藤田菜七子騎手のJRAでのデビュー戦は前年比約1億3千万円以上の売り上げ増に! (C)産経新聞社

JRA16年ぶりとなる女性新人騎手としてデビューした藤田菜七子(ななこ)騎手。競馬界では久々のニューアイドル候補とあって、デビュー前から破格の注目を集めたのは周知の通り。

本来ならば3月5日の中央競馬デビューの予定が、所属する厩舎(きゅうしゃ)の根本康広調教師の発案で、JRAとの交流競走が組まれた3日の川崎競馬でひと足早く「ひな祭りデビュー」となった。

この日は“縁起物”にあやかろうと、地方競馬側の調教師も騎乗馬をスタンバイ。デビュー日の新人としては異例の6頭の馬に騎乗することになった。おかげで当日の川崎競馬場は10時半の開門前から「GⅠレースが行なわれる日と同じぐらいの人数のファンが入場門の前で列をつくった」(同競馬場関係者)とか。

マスコミの取材依頼も殺到。60社130人以上の報道関係者と30台以上のTVカメラも詰めかけ、混乱を避けるため、異例ともいえる事前規制が通達されるほど。まさに一大フィーバーだ。

いきなりの登場となった第1レースのパドックは、出走馬の登場前から人垣ができ、前が見えないほどの混雑ぶり。お目当ての菜七子騎手が登場すると、「ナナコー!」「がんばれー!」という声援があちこちから飛び交った。

デビュー戦は9頭中ブービーの8着。しかし、2戦目の第4レースで後方から追い込んで4着とすると、3戦目の第5レースでも直線で猛然と前に迫り、ゴール前では際どい態勢に。グイグイと迫る様子に場内はGⅠレースのような大歓声が! 惜しくもアタマ差で初勝利は逃したが、同じレースに騎乗した“大井の帝王”こと的場文男騎手(通算6800勝以上)は「いやあ、あのコは乗れるよ! たいしたもんだよ!」と太鼓判。

さらにJRAデビューとなった5日の中山競馬では、唯一の騎乗となった第2レースでまたも魅せる。騎乗したネイチャーポイントは直線で下がりかけるが、外に持ち出すとエンジン全開。勝ち馬に僅差の2着まで詰め寄る好走。この時もゴール前では地鳴りのような歓声、ゴール後には拍手が湧き起こっていた。

残念ながら、翌6日の騎乗を含めてデビューウイークでの初Vはならなかったが、同じレースに騎乗した武豊(たけゆたか)騎手も「僕のデビュー時よりうまいかも」とベタ褒め。話題性だけでなく、騎乗ぶりでもファンの心をがっちりつかんだといえそうだ。

各競馬場の売上げ増は…

喜んだのはファンだけではない。菜七子フィーバーに主催者もウハウハだ。

川崎競馬場は前年3月の同じ曜日の開催と比較して約3億円以上も売り上げをプラス。入場者数もいつもの倍以上。場内の売店も売り切れが相次いだという。
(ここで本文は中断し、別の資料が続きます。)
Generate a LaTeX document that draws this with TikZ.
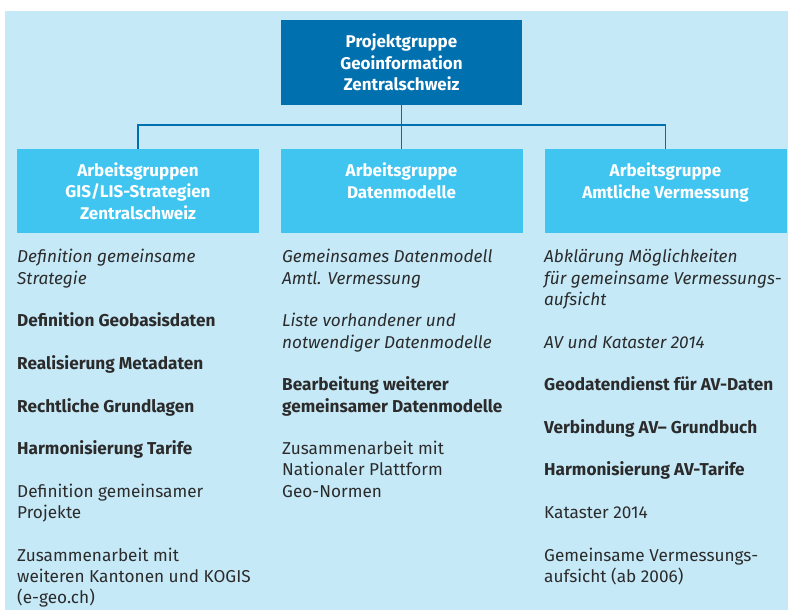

中山競馬場も、菜七子騎手のJRAデビュー戦となったひとレースだけで、前年比約1億3千万円以上のプラス売り上げ。菜七子効果が顕著(けんちょ)だったのは単勝と複勝の売り上げで、特に複勝は直後の第3レースが約4千万円だったのに対し、菜七子騎手が騎乗したレースの売り上げは約1億3千万円とケタ違い。

3月15日には高知競馬場での騎乗も決定。今後も全国で「菜七子フィーバー」がまだまだ続きそうだ。